„Kolejorz” spisuje się w trwającym sezonie poniżej oczekiwań. Co prawda na obecnym etapie rozgrywek traci tylko pięć punktów do prowadzącej Lechii Gdańsk (oba zespoły zmierzą się ze sobą niedzielę o godz. 18:00, transmisja w Canal+), ale jednocześnie odpadł już z Pucharu Polski po porażce z pierwszoligowym Rakowem Częstochowa (0:1) i w ostatnich tygodniach nie prezentuje się zbyt okazale na tle rywali.
Zdaniem Mateusza Borka, działacze Lecha Poznań powinni zakończyć współpracę z Ivanem Djurdjeviciem, który nie ma jeszcze potrzebnych umiejętności do prowadzenia z sukcesem drużyny na poziomie Ekstraklasy.

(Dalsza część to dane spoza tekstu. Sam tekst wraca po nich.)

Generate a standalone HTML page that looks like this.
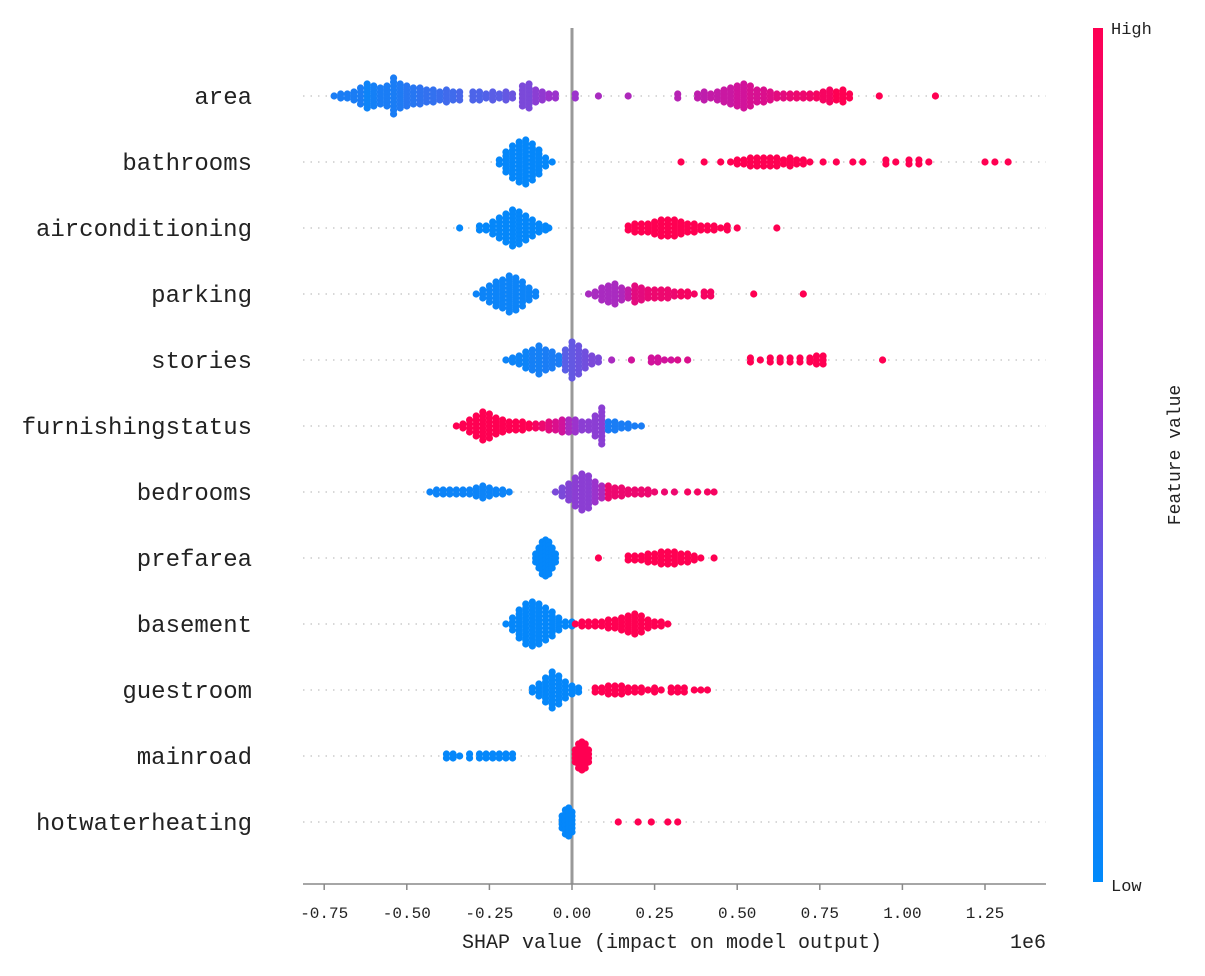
<!DOCTYPE html>
<html><head><meta charset="utf-8"><style>
html,body{margin:0;padding:0;background:#fff;}
svg{display:block;}
text{font-family:"Liberation Mono","WenQuanYi Zen Hei",monospace;fill:#222;}
</style></head><body>
<svg id="chart" width="1205" height="976" xmlns="http://www.w3.org/2000/svg">
<defs><linearGradient id="cb" x1="0" y1="1" x2="0" y2="0">
<stop offset="0" stop-color="#008afb"/><stop offset="0.35" stop-color="#5a5ee6"/><stop offset="0.55" stop-color="#9b33cc"/><stop offset="0.75" stop-color="#d1139b"/><stop offset="1" stop-color="#ff0052"/></linearGradient></defs>
<g id="grid"></g>
<line x1="572" y1="28" x2="572" y2="884" stroke="#999" stroke-width="3"/>
<g id="dots"></g>
<g id="labels"></g>
<line x1="303" y1="884" x2="1046" y2="884" stroke="#888" stroke-width="1.5"/>
<g id="ticks"></g>
<text x="672" y="948" text-anchor="middle" font-size="20">SHAP value (impact on model output)</text>
<text x="1028" y="948" text-anchor="middle" font-size="20">1e6</text>
<rect x="1093" y="28" width="10" height="854" fill="url(#cb)"/>
<text x="1111" y="34" font-size="17">High</text>
<text x="1111" y="891" font-size="17">Low</text>
<text x="0" y="0" font-size="18" text-anchor="middle" transform="translate(1180,455) rotate(-90)">Feature value</text>
</svg>
<script>
const features = ["area","bathrooms","airconditioning","parking","stories","furnishingstatus","bedrooms","prefarea","basement","guestroom","mainroad","hotwaterheating"];
const featureLabels = ["area","bathrooms","airconditioning","parking","stories","furnishingstatus","bedrooms","prefarea","basement","guestroom","mainroad","hotwaterheating"];
const tickValues = [-0.75,-0.5,-0.25,0,0.25,0.5,0.75,1,1.25];
const tickLabels = ["-0.75","-0.50","-0.25","0.00","0.25","0.50","0.75","1.00","1.25"];
// groups: [shap value (1e6), feature value 0-1, count]
const areaVals = [[-0.72,0.1,1],[-0.70,0.1,2],[-0.68,0.1,2],[-0.66,0.1,3],[-0.64,0.1,5],[-0.62,0.05,7],[-0.60,0.08,6],[-0.58,0.1,5],[-0.56,0.1,6],[-0.54,0.1,10],[-0.52,0.12,7],[-0.50,0.15,6],[-0.48,0.15,5],[-0.46,0.18,5],[-0.44,0.2,4],[-0.42,0.2,4],[-0.40,0.22,3],[-0.38,0.25,4],[-0.36,0.25,3],[-0.34,0.28,3],[-0.30,0.3,3],[-0.28,0.3,3],[-0.26,0.32,2],[-0.24,0.35,3],[-0.22,0.35,2],[-0.20,0.38,3],[-0.18,0.4,2],[-0.15,0.45,6],[-0.13,0.45,7],[-0.11,0.5,4],[-0.09,0.52,3],[-0.07,0.55,2],[-0.05,0.55,2],[0.01,0.55,2],[0.08,0.6,1],[0.17,0.62,1],[0.32,0.65,2],[0.38,0.68,2],[0.40,0.68,3],[0.42,0.7,2],[0.44,0.7,3],[0.46,0.72,4],[0.48,0.72,5],[0.50,0.75,6],[0.52,0.75,7],[0.54,0.78,6],[0.56,0.78,4],[0.58,0.8,4],[0.60,0.82,3],[0.62,0.85,2],[0.64,0.85,2],[0.66,0.88,2],[0.68,0.9,2],[0.70,0.9,2],[0.72,0.92,2],[0.74,0.95,2],[0.76,0.95,3],[0.78,0.95,4],[0.80,1,3],[0.82,1,4],[0.84,1,2],[0.93,1,1],[1.10,1,1]];
const bathroomsVals = [[-0.22,0.02,2],[-0.20,0.02,6],[-0.18,0.02,9],[-0.16,0.02,11],[-0.14,0.02,12],[-0.12,0.02,10],[-0.10,0.02,7],[-0.08,0.02,3],[-0.06,0.02,1],[0.33,1,1],[0.40,1,1],[0.45,1,1],[0.48,1,1],[0.50,1,2],[0.52,1,2],[0.54,1,3],[0.56,1,3],[0.58,1,3],[0.60,1,3],[0.62,1,3],[0.64,1,2],[0.66,1,3],[0.68,1,2],[0.70,1,2],[0.72,1,1],[0.76,1,1],[0.80,1,1],[0.85,1,1],[0.88,1,1],[0.95,1,2],[0.98,1,1],[1.02,1,2],[1.05,1,2],[1.08,1,1],[1.25,1,1],[1.28,1,1],[1.32,1,1]];
const airconditioningVals = [[-0.34,0.02,1],[-0.28,0.02,2],[-0.26,0.02,2],[-0.24,0.02,4],[-0.22,0.02,6],[-0.20,0.02,8],[-0.18,0.02,10],[-0.16,0.02,9],[-0.14,0.02,7],[-0.12,0.02,5],[-0.10,0.02,3],[-0.08,0.02,2],[-0.07,0.02,1],[0.17,1,2],[0.19,1,3],[0.21,1,3],[0.23,1,3],[0.25,1,4],[0.27,1,5],[0.29,1,5],[0.31,1,5],[0.33,1,4],[0.35,1,3],[0.37,1,3],[0.39,1,2],[0.41,1,2],[0.43,1,2],[0.45,1,1],[0.47,1,2],[0.50,1,1],[0.62,1,1]];
const parkingVals = [[-0.29,0.05,1],[-0.27,0.05,3],[-0.25,0.05,5],[-0.23,0.05,7],[-0.21,0.05,8],[-0.19,0.05,10],[-0.17,0.05,9],[-0.15,0.05,7],[-0.13,0.05,4],[-0.11,0.05,2],[0.05,0.6,1],[0.07,0.6,2],[0.09,0.6,4],[0.11,0.6,5],[0.13,0.6,6],[0.15,0.62,4],[0.17,0.7,3],[0.19,0.85,5],[0.21,0.85,4],[0.23,0.88,3],[0.25,0.9,3],[0.27,0.9,3],[0.29,0.9,3],[0.31,0.9,2],[0.33,0.95,2],[0.35,0.95,2],[0.37,0.95,1],[0.40,0.95,2],[0.42,0.95,2],[0.55,1,1],[0.70,1,1]];
const storiesVals = [[-0.20,0.05,1],[-0.18,0.05,2],[-0.16,0.05,3],[-0.14,0.05,5],[-0.12,0.08,6],[-0.10,0.08,8],[-0.08,0.1,6],[-0.06,0.1,5],[-0.04,0.1,3],[-0.02,0.35,6],[0.00,0.38,10],[0.02,0.4,8],[0.04,0.42,5],[0.06,0.45,3],[0.08,0.45,2],[0.12,0.6,1],[0.18,0.75,1],[0.24,0.75,2],[0.26,0.75,2],[0.28,0.75,1],[0.30,0.75,1],[0.32,0.8,1],[0.35,0.8,1],[0.54,1,2],[0.57,1,1],[0.60,1,2],[0.63,1,2],[0.66,1,2],[0.69,1,2],[0.72,1,2],[0.74,1,3],[0.76,1,3],[0.94,1,1]];
const furnishingstatusVals = [[-0.35,1,1],[-0.33,1,2],[-0.31,1,4],[-0.29,1,6],[-0.27,1,8],[-0.25,1,7],[-0.23,1,5],[-0.21,1,4],[-0.19,1,3],[-0.17,1,3],[-0.15,1,3],[-0.13,1,2],[-0.11,0.95,2],[-0.09,0.9,2],[-0.07,0.85,3],[-0.05,0.8,3],[-0.03,0.75,4],[-0.01,0.6,4],[0.01,0.55,4],[0.03,0.5,3],[0.05,0.5,3],[0.07,0.5,6],[0.09,0.5,10],[0.11,0.1,3],[0.13,0.1,3],[0.15,0.1,2],[0.17,0.1,2],[0.19,0.1,1],[0.21,0.1,1]];
const bedroomsVals = [[-0.43,0.05,1],[-0.41,0.05,2],[-0.39,0.05,2],[-0.37,0.05,2],[-0.35,0.05,2],[-0.33,0.05,2],[-0.31,0.05,2],[-0.29,0.05,3],[-0.27,0.05,4],[-0.25,0.05,3],[-0.23,0.05,2],[-0.21,0.05,2],[-0.19,0.05,1],[-0.05,0.45,1],[-0.03,0.45,3],[-0.01,0.48,5],[0.01,0.5,8],[0.03,0.5,10],[0.05,0.5,9],[0.07,0.55,6],[0.09,0.6,4],[0.11,0.9,4],[0.13,0.9,3],[0.15,0.9,3],[0.17,0.9,2],[0.19,0.9,2],[0.21,0.9,2],[0.23,0.9,2],[0.25,0.9,1],[0.28,0.9,1],[0.31,0.9,1],[0.35,0.95,1],[0.38,0.95,1],[0.41,0.95,1],[0.43,0.95,1]];
const prefareaVals = [[-0.11,0.02,3],[-0.10,0.02,6],[-0.09,0.02,9],[-0.08,0.02,10],[-0.07,0.02,9],[-0.06,0.02,6],[-0.05,0.02,3],[0.08,1,1],[0.17,1,2],[0.19,1,2],[0.21,1,2],[0.23,1,3],[0.25,1,3],[0.27,1,4],[0.29,1,4],[0.31,1,4],[0.33,1,3],[0.35,1,3],[0.37,1,2],[0.39,1,1],[0.43,1,1]];
const basementVals = [[-0.20,0.02,1],[-0.18,0.02,4],[-0.16,0.02,8],[-0.14,0.02,11],[-0.12,0.02,12],[-0.10,0.02,11],[-0.08,0.02,9],[-0.06,0.02,7],[-0.04,0.02,4],[-0.02,0.02,2],[0.00,0.02,2],[0.01,1,1],[0.03,1,2],[0.05,1,2],[0.07,1,2],[0.09,1,2],[0.11,1,3],[0.13,1,3],[0.15,1,4],[0.17,1,5],[0.19,1,6],[0.21,1,5],[0.23,1,3],[0.25,1,2],[0.27,1,2],[0.29,1,1]];
const guestroomVals = [[-0.12,0.02,2],[-0.10,0.02,4],[-0.08,0.02,7],[-0.06,0.02,10],[-0.04,0.02,8],[-0.02,0.02,5],[0.00,0.02,3],[0.02,0.02,2],[0.07,1,2],[0.09,1,2],[0.11,1,3],[0.13,1,3],[0.15,1,3],[0.17,1,2],[0.19,1,2],[0.21,1,2],[0.23,1,1],[0.25,1,2],[0.27,1,1],[0.30,1,2],[0.32,1,2],[0.34,1,2],[0.37,1,1],[0.39,1,1],[0.41,1,1]];
const mainroadVals = [[-0.38,0.02,2],[-0.36,0.02,2],[-0.34,0.02,1],[-0.31,0.02,2],[-0.28,0.02,2],[-0.26,0.02,2],[-0.24,0.02,2],[-0.22,0.02,2],[-0.20,0.02,2],[-0.18,0.02,2],[0.01,1,4],[0.02,1,7],[0.03,1,8],[0.04,1,7],[0.05,1,4]];
const hotwaterheatingVals = [[-0.03,0.02,4],[-0.02,0.02,7],[-0.01,0.02,8],[0.00,0.02,6],[0.14,1,1],[0.20,1,1],[0.24,1,1],[0.29,1,1],[0.32,1,1]];
const allVals = [areaVals,bathroomsVals,airconditioningVals,parkingVals,storiesVals,furnishingstatusVals,bedroomsVals,prefareaVals,basementVals,guestroomVals,mainroadVals,hotwaterheatingVals];

const NS = "http://www.w3.org/2000/svg";
function xScale(v){ return 572 + v*330.4; }
function yRow(i){ return 96 + i*66.0; }
const stops = [[0,[0,138,251]],[0.35,[90,94,230]],[0.55,[155,51,204]],[0.75,[209,19,155]],[1,[255,0,82]]];
function color(t){
  for(let i=1;i<stops.length;i++){
    if(t<=stops[i][0]){
      const a=stops[i-1],b=stops[i],f=(t-a[0])/(b[0]-a[0]);
      const c=a[1].map((x,k)=>Math.round(x+(b[1][k]-x)*f));
      return "rgb("+c.join(",")+")";
    }
  }
  return "rgb(255,0,82)";
}
const grid=document.getElementById("grid"), dots=document.getElementById("dots"), labels=document.getElementById("labels"), ticks=document.getElementById("ticks");
features.forEach((f,i)=>{
  const y=yRow(i);
  const ln=document.createElementNS(NS,"line");
  ln.setAttribute("x1",303); ln.setAttribute("x2",1046); ln.setAttribute("y1",y); ln.setAttribute("y2",y);
  ln.setAttribute("stroke","#ccc"); ln.setAttribute("stroke-width","1.5"); ln.setAttribute("stroke-dasharray","1.5 6");
  
  
  grid.appendChild(ln);
  const t=document.createElementNS(NS,"text");
  t.setAttribute("x",252); t.setAttribute("y",y+8); t.setAttribute("text-anchor","end"); t.setAttribute("font-size","24");
  t.textContent=featureLabels[i];
  
  
  labels.appendChild(t);
  const g=document.createElementNS(NS,"g");
  
  
  allVals[i].forEach(([v,fv,n])=>{
    for(let k=0;k<n;k++){
      const c=document.createElementNS(NS,"circle");
      c.setAttribute("cx",xScale(v)); c.setAttribute("cy",y+(k-(n-1)/2)*4.0);
      c.setAttribute("r",3.6); c.setAttribute("fill",color(fv));
      
      
      g.appendChild(c);
    }
  });
  dots.appendChild(g);
});
tickValues.forEach((v,i)=>{
  const x=xScale(v);
  const l=document.createElementNS(NS,"line");
  l.setAttribute("x1",x); l.setAttribute("x2",x); l.setAttribute("y1",884); l.setAttribute("y2",890);
  l.setAttribute("stroke","#888"); l.setAttribute("stroke-width","1.5");
  
  
  ticks.appendChild(l);
  const t=document.createElementNS(NS,"text");
  t.setAttribute("x",x); t.setAttribute("y",918); t.setAttribute("text-anchor","middle"); t.setAttribute("font-size","16");
  t.textContent=tickLabels[i];
  
  
  ticks.appendChild(t);
});
</script>
</body></html>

- W trzynastu ligowych kolejkach do zdobycia było 39 punktów. Lech zgromadził ich
20, czyli minimalnie więcej niż 50 procent. Do tego „Kolejorz” stracił aż
18 goli, co jest piątym najgorszym wynikiem w Ekstraklasie. To jest
dramat. Do tego w Szczecinie w składzie Lecha było dwóch Polaków, a w
Częstochowie trzech. Dokąd ten zespół zmierza? - pyta ironicznie komentator Polsatu na łamach „Przeglądu Sportowego”.
- Znam Jacka Rutkowskiego, cenię go, ale to trochę dziwne, że w Poznaniu przepłacają za obcokrajowców, zamiast bardziej stawiać na młodych Polaków. Nie dziwię się frustracji kibiców - uważa dziennikarz.
- Gdybym miał coś doradzić działaczom, to powinni zatrudnić kogoś w typie Adama Nawałki. Lecha może uratować człowiek, który nie będzie się oglądał na to, czego chce prezes czy dyrektor sportowy, ale od razu wszystko będzie układał po swojemu - przyznał Borek.
- W niedzielę Lech gra z
Lechią. Mamy do czynienia z przedłużaniem niebytu. Być może będę musiał
to odszczekać, ale uważam, że projekt „Djurdjević w Lechu” dobiegł
końca. Serb powinien najpierw skończyć szkołę i poprowadzić klub w II
lidze. On po prostu nie był gotowy merytorycznie i mentalnie na
prowadzenie takiego giganta - zakończył 45-latek.